Available data:
+++
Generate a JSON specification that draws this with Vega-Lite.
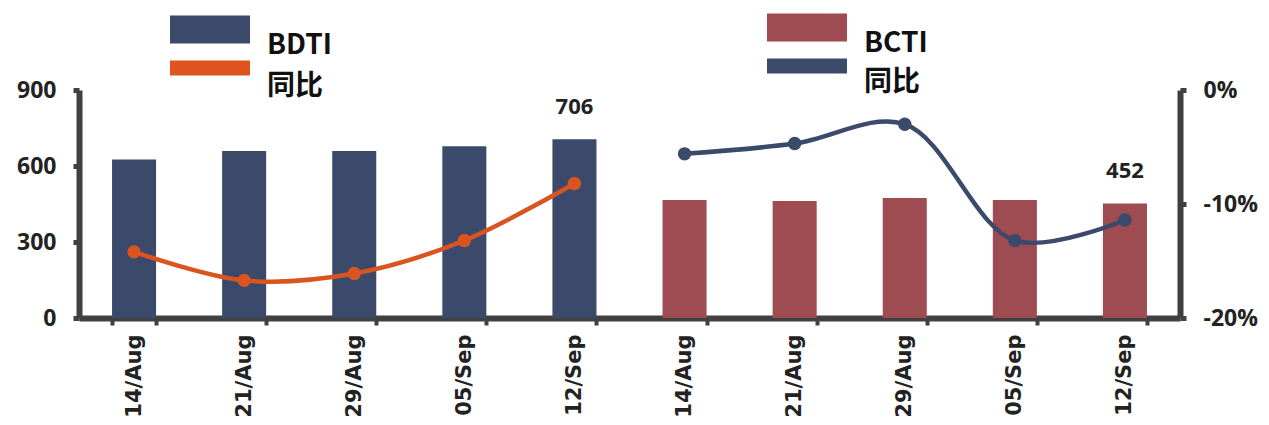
{
  "$schema": "https://vega.github.io/schema/vega-lite/v6.json",
  "width": 1101,
  "height": 228,
  "autosize": "none",
  "padding": {"left": 79, "top": 90, "right": 89, "bottom": 107},
  "background": "white",
  "config": {
    "view": {"stroke": null},
    "font": "Open Sans",
    "axis": {
      "grid": false,
      "domainColor": "#404040",
      "domainWidth": 6,
      "tickColor": "#404040",
      "tickWidth": 5,
      "tickSize": 6,
      "labelColor": "#222222",
      "labelFontWeight": "bold",
      "labelFontSize": 23,
      "labelFont": "Open Sans",
      "title": null
    }
  },
  "data": {
    "values": [
      {"key": "BDTI|14/Aug", "grp": "BDTI", "value": 626, "yoy": -0.142, "lab": null},
      {"key": "BDTI|21/Aug", "grp": "BDTI", "value": 659, "yoy": -0.167, "lab": null},
      {"key": "BDTI|29/Aug", "grp": "BDTI", "value": 659, "yoy": -0.161, "lab": null},
      {"key": "BDTI|05/Sep", "grp": "BDTI", "value": 678, "yoy": -0.132, "lab": null},
      {"key": "BDTI|12/Sep", "grp": "BDTI", "value": 706, "yoy": -0.082, "lab": "706"},
      {"key": "BCTI|14/Aug", "grp": "BCTI", "value": 466, "yoy": -0.056, "lab": null},
      {"key": "BCTI|21/Aug", "grp": "BCTI", "value": 462, "yoy": -0.047, "lab": null},
      {"key": "BCTI|29/Aug", "grp": "BCTI", "value": 474, "yoy": -0.030, "lab": null},
      {"key": "BCTI|05/Sep", "grp": "BCTI", "value": 466, "yoy": -0.132, "lab": null},
      {"key": "BCTI|12/Sep", "grp": "BCTI", "value": 452, "yoy": -0.114, "lab": "452"}
    ]
  },
  "encoding": {
    "x": {
      "field": "key",
      "type": "nominal",
      "scale": {
        "domain": ["BDTI|14/Aug", "BDTI|21/Aug", "BDTI|29/Aug", "BDTI|05/Sep", "BDTI|12/Sep", "BCTI|14/Aug", "BCTI|21/Aug", "BCTI|29/Aug", "BCTI|05/Sep", "BCTI|12/Sep"],
        "paddingInner": 0.6,
        "paddingOuter": 0.3
      },
      "axis": {
        "labelExpr": "split(datum.label, '|')[1]",
        "labelAngle": 270,
        "labelAlign": "right",
        "labelBaseline": "middle",
        "labelFont": "DejaVu Sans",
        "labelFontSize": 21,
        "labelPadding": 9,
        "tickBand": "extent",
        "tickSize": 7,
        "tickWidth": 4
      }
    }
  },
  "layer": [
    {
      "transform": [{"filter": "datum.grp === 'BDTI'"}],
      "mark": {"type": "bar", "color": "#3b4a6b"},
      "encoding": {
        "y": {
          "field": "value",
          "type": "quantitative",
          "scale": {"domain": [0, 900], "nice": false},
          "axis": {"values": [0, 300, 600, 900], "labelPadding": 17, "orient": "left"}
        },
        "color": {
          "datum": "BDTI",
          "scale": {"domain": ["BDTI", "同比"], "range": ["#3b4a6b", "#df541e"]},
          "legend": {
            "orient": "none",
            "legendX": 91,
            "legendY": -78,
            "title": null,
            "padding": 0,
            "rowPadding": 0,
            "symbolSize": 1225,
            "symbolType": "M-1,-0.8H3.571V0.8H-1Z",
            "symbolStrokeWidth": 0,
            "symbolOpacity": 1,
            "labelOffset": 62,
            "labelFontSize": 28,
            "labelFontWeight": "bold",
            "labelColor": "#111111",
            "labelBaseline": "middle",
            "labelFont": "Noto Sans CJK SC",
            "encode": {
              "symbols": {"update": {"shape": {"signal": "datum.value === '同比' ? 'M-1,-1.257H3.571V-0.4H-1Z' : 'M-1,-0.8H3.571V0.8H-1Z'"}}},
              "labels": {"update": {"dy": {"signal": "datum.value === '同比' ? 4 : 16"}, "fontSize": {"value": 28}, "fontWeight": {"value": "bold"}, "font": {"value": "Noto Sans CJK SC"}, "fill": {"value": "#111111"}}}
            }
          }
        }
      }
    },
    {
      "transform": [{"filter": "datum.grp === 'BCTI'"}],
      "mark": {"type": "bar", "color": "#9e4b51"},
      "encoding": {
        "y": {
          "field": "value",
          "type": "quantitative",
          "scale": {"domain": [0, 900], "nice": false},
          "axis": null
        },
        "color": {
          "datum": "BCTI",
          "scale": {"domain": ["BCTI", "同比"], "range": ["#9e4b51", "#3b4a6b"]},
          "legend": {
            "orient": "none",
            "legendX": 688,
            "legendY": -80,
            "title": null,
            "padding": 0,
            "rowPadding": 0,
            "symbolSize": 1225,
            "symbolType": "M-1,-0.8H3.571V0.8H-1Z",
            "symbolStrokeWidth": 0,
            "symbolOpacity": 1,
            "labelOffset": 62,
            "labelFontSize": 28,
            "labelFontWeight": "bold",
            "labelColor": "#111111",
            "labelBaseline": "middle",
            "labelFont": "Noto Sans CJK SC",
            "encode": {
              "symbols": {"update": {"shape": {"signal": "datum.value === '同比' ? 'M-1,-1.143H3.571V-0.286H-1Z' : 'M-1,-0.8H3.571V0.8H-1Z'"}}},
              "labels": {"update": {"dy": {"signal": "datum.value === '同比' ? 4 : 16"}, "fontSize": {"value": 28}, "fontWeight": {"value": "bold"}, "font": {"value": "Noto Sans CJK SC"}, "fill": {"value": "#111111"}}}
            }
          }
        }
      }
    },
    {
      "transform": [{"filter": "datum.grp === 'BDTI'"}],
      "mark": {"type": "line", "color": "#d9541f", "strokeWidth": 4.5, "interpolate": "catmull-rom"},
      "encoding": {
        "y": {
          "field": "yoy",
          "type": "quantitative",
          "scale": {"domain": [-0.2, 0], "nice": false},
          "axis": {"orient": "right", "values": [-0.2, -0.1, 0], "labelExpr": "(datum.value < 0 ? '-' : '') + format(abs(datum.value), '.0%')", "labelPadding": 17}
        }
      }
    },
    {
      "transform": [{"filter": "datum.grp === 'BDTI'"}],
      "mark": {"type": "circle", "color": "#d9541f", "size": 180, "opacity": 1},
      "encoding": {
        "y": {"field": "yoy", "type": "quantitative", "scale": {"domain": [-0.2, 0], "nice": false}, "axis": null}
      }
    },
    {
      "transform": [{"filter": "datum.grp === 'BCTI'"}],
      "mark": {"type": "line", "color": "#3b4a6b", "strokeWidth": 4.5, "interpolate": "catmull-rom"},
      "encoding": {
        "y": {"field": "yoy", "type": "quantitative", "scale": {"domain": [-0.2, 0], "nice": false}, "axis": null}
      }
    },
    {
      "transform": [{"filter": "datum.grp === 'BCTI'"}],
      "mark": {"type": "circle", "color": "#3b4a6b", "size": 180, "opacity": 1},
      "encoding": {
        "y": {"field": "yoy", "type": "quantitative", "scale": {"domain": [-0.2, 0], "nice": false}, "axis": null}
      }
    },
    {
      "transform": [{"filter": "datum.lab !== null"}],
      "mark": {"type": "text", "baseline": "bottom", "dy": -20, "fontSize": 22, "fontWeight": "bold", "font": "Open Sans", "color": "#222222"},
      "encoding": {
        "y": {"field": "value", "type": "quantitative", "scale": {"domain": [0, 900], "nice": false}, "axis": null},
        "text": {"field": "lab"}
      }
    }
  ],
  "resolve": {"scale": {"y": "independent", "color": "independent"}}
}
+++
Given task: Copy the listing word for word, excluding its pictures.

Result of this task:
Generate a JSON specification that draws this with Vega-Lite.
{
  "$schema": "https://vega.github.io/schema/vega-lite/v6.json",
  "width": 1101,
  "height": 228,
  "autosize": "none",
  "padding": {"left": 79, "top": 90, "right": 89, "bottom": 107},
  "background": "white",
  "config": {
    "view": {"stroke": null},
    "font": "Open Sans",
    "axis": {
      "grid": false,
      "domainColor": "#404040",
      "domainWidth": 6,
      "tickColor": "#404040",
      "tickWidth": 5,
      "tickSize": 6,
      "labelColor": "#222222",
      "labelFontWeight": "bold",
      "labelFontSize": 23,
      "labelFont": "Open Sans",
      "title": null
    }
  },
  "data": {
    "values": [
      {"key": "BDTI|14/Aug", "grp": "BDTI", "value": 626, "yoy": -0.142, "lab": null},
      {"key": "BDTI|21/Aug", "grp": "BDTI", "value": 659, "yoy": -0.167, "lab": null},
      {"key": "BDTI|29/Aug", "grp": "BDTI", "value": 659, "yoy": -0.161, "lab": null},
      {"key": "BDTI|05/Sep", "grp": "BDTI", "value": 678, "yoy": -0.132, "lab": null},
      {"key": "BDTI|12/Sep", "grp": "BDTI", "value": 706, "yoy": -0.082, "lab": "706"},
      {"key": "BCTI|14/Aug", "grp": "BCTI", "value": 466, "yoy": -0.056, "lab": null},
      {"key": "BCTI|21/Aug", "grp": "BCTI", "value": 462, "yoy": -0.047, "lab": null},
      {"key": "BCTI|29/Aug", "grp": "BCTI", "value": 474, "yoy": -0.030, "lab": null},
      {"key": "BCTI|05/Sep", "grp": "BCTI", "value": 466, "yoy": -0.132, "lab": null},
      {"key": "BCTI|12/Sep", "grp": "BCTI", "value": 452, "yoy": -0.114, "lab": "452"}
    ]
  },
  "encoding": {
    "x": {
      "field": "key",
      "type": "nominal",
      "scale": {
        "domain": ["BDTI|14/Aug", "BDTI|21/Aug", "BDTI|29/Aug", "BDTI|05/Sep", "BDTI|12/Sep", "BCTI|14/Aug", "BCTI|21/Aug", "BCTI|29/Aug", "BCTI|05/Sep", "BCTI|12/Sep"],
        "paddingInner": 0.6,
        "paddingOuter": 0.3
      },
      "axis": {
        "labelExpr": "split(datum.label, '|')[1]",
        "labelAngle": 270,
        "labelAlign": "right",
        "labelBaseline": "middle",
        "labelFont": "DejaVu Sans",
        "labelFontSize": 21,
        "labelPadding": 9,
        "tickBand": "extent",
        "tickSize": 7,
        "tickWidth": 4
      }
    }
  },
  "layer": [
    {
      "transform": [{"filter": "datum.grp === 'BDTI'"}],
      "mark": {"type": "bar", "color": "#3b4a6b"},
      "encoding": {
        "y": {
          "field": "value",
          "type": "quantitative",
          "scale": {"domain": [0, 900], "nice": false},
          "axis": {"values": [0, 300, 600, 900], "labelPadding": 17, "orient": "left"}
        },
        "color": {
          "datum": "BDTI",
          "scale": {"domain": ["BDTI", "同比"], "range": ["#3b4a6b", "#df541e"]},
          "legend": {
            "orient": "none",
            "legendX": 91,
            "legendY": -78,
            "title": null,
            "padding": 0,
            "rowPadding": 0,
            "symbolSize": 1225,
            "symbolType": "M-1,-0.8H3.571V0.8H-1Z",
            "symbolStrokeWidth": 0,
            "symbolOpacity": 1,
            "labelOffset": 62,
            "labelFontSize": 28,
            "labelFontWeight": "bold",
            "labelColor": "#111111",
            "labelBaseline": "middle",
            "labelFont": "Noto Sans CJK SC",
            "encode": {
              "symbols": {"update": {"shape": {"signal": "datum.value === '同比' ? 'M-1,-1.257H3.571V-0.4H-1Z' : 'M-1,-0.8H3.571V0.8H-1Z'"}}},
              "labels": {"update": {"dy": {"signal": "datum.value === '同比' ? 4 : 16"}, "fontSize": {"value": 28}, "fontWeight": {"value": "bold"}, "font": {"value": "Noto Sans CJK SC"}, "fill": {"value": "#111111"}}}
            }
          }
        }
      }
    },
    {
      "transform": [{"filter": "datum.grp === 'BCTI'"}],
      "mark": {"type": "bar", "color": "#9e4b51"},
      "encoding": {
        "y": {
          "field": "value",
          "type": "quantitative",
          "scale": {"domain": [0, 900], "nice": false},
          "axis": null
        },
        "color": {
          "datum": "BCTI",
          "scale": {"domain": ["BCTI", "同比"], "range": ["#9e4b51", "#3b4a6b"]},
          "legend": {
            "orient": "none",
            "legendX": 688,
            "legendY": -80,
            "title": null,
            "padding": 0,
            "rowPadding": 0,
            "symbolSize": 1225,
            "symbolType": "M-1,-0.8H3.571V0.8H-1Z",
            "symbolStrokeWidth": 0,
            "symbolOpacity": 1,
            "labelOffset": 62,
            "labelFontSize": 28,
            "labelFontWeight": "bold",
            "labelColor": "#111111",
            "labelBaseline": "middle",
            "labelFont": "Noto Sans CJK SC",
            "encode": {
              "symbols": {"update": {"shape": {"signal": "datum.value === '同比' ? 'M-1,-1.143H3.571V-0.286H-1Z' : 'M-1,-0.8H3.571V0.8H-1Z'"}}},
              "labels": {"update": {"dy": {"signal": "datum.value === '同比' ? 4 : 16"}, "fontSize": {"value": 28}, "fontWeight": {"value": "bold"}, "font": {"value": "Noto Sans CJK SC"}, "fill": {"value": "#111111"}}}
            }
          }
        }
      }
    },
    {
      "transform": [{"filter": "datum.grp === 'BDTI'"}],
      "mark": {"type": "line", "color": "#d9541f", "strokeWidth": 4.5, "interpolate": "catmull-rom"},
      "encoding": {
        "y": {
          "field": "yoy",
          "type": "quantitative",
          "scale": {"domain": [-0.2, 0], "nice": false},
          "axis": {"orient": "right", "values": [-0.2, -0.1, 0], "labelExpr": "(datum.value < 0 ? '-' : '') + format(abs(datum.value), '.0%')", "labelPadding": 17}
        }
      }
    },
    {
      "transform": [{"filter": "datum.grp === 'BDTI'"}],
      "mark": {"type": "circle", "color": "#d9541f", "size": 180, "opacity": 1},
      "encoding": {
        "y": {"field": "yoy", "type": "quantitative", "scale": {"domain": [-0.2, 0], "nice": false}, "axis": null}
      }
    },
    {
      "transform": [{"filter": "datum.grp === 'BCTI'"}],
      "mark": {"type": "line", "color": "#3b4a6b", "strokeWidth": 4.5, "interpolate": "catmull-rom"},
      "encoding": {
        "y": {"field": "yoy", "type": "quantitative", "scale": {"domain": [-0.2, 0], "nice": false}, "axis": null}
      }
    },
    {
      "transform": [{"filter": "datum.grp === 'BCTI'"}],
      "mark": {"type": "circle", "color": "#3b4a6b", "size": 180, "opacity": 1},
      "encoding": {
        "y": {"field": "yoy", "type": "quantitative", "scale": {"domain": [-0.2, 0], "nice": false}, "axis": null}
      }
    },
    {
      "transform": [{"filter": "datum.lab !== null"}],
      "mark": {"type": "text", "baseline": "bottom", "dy": -20, "fontSize": 22, "fontWeight": "bold", "font": "Open Sans", "color": "#222222"},
      "encoding": {
        "y": {"field": "value", "type": "quantitative", "scale": {"domain": [0, 900], "nice": false}, "axis": null},
        "text": {"field": "lab"}
      }
    }
  ],
  "resolve": {"scale": {"y": "independent", "color": "independent"}}
}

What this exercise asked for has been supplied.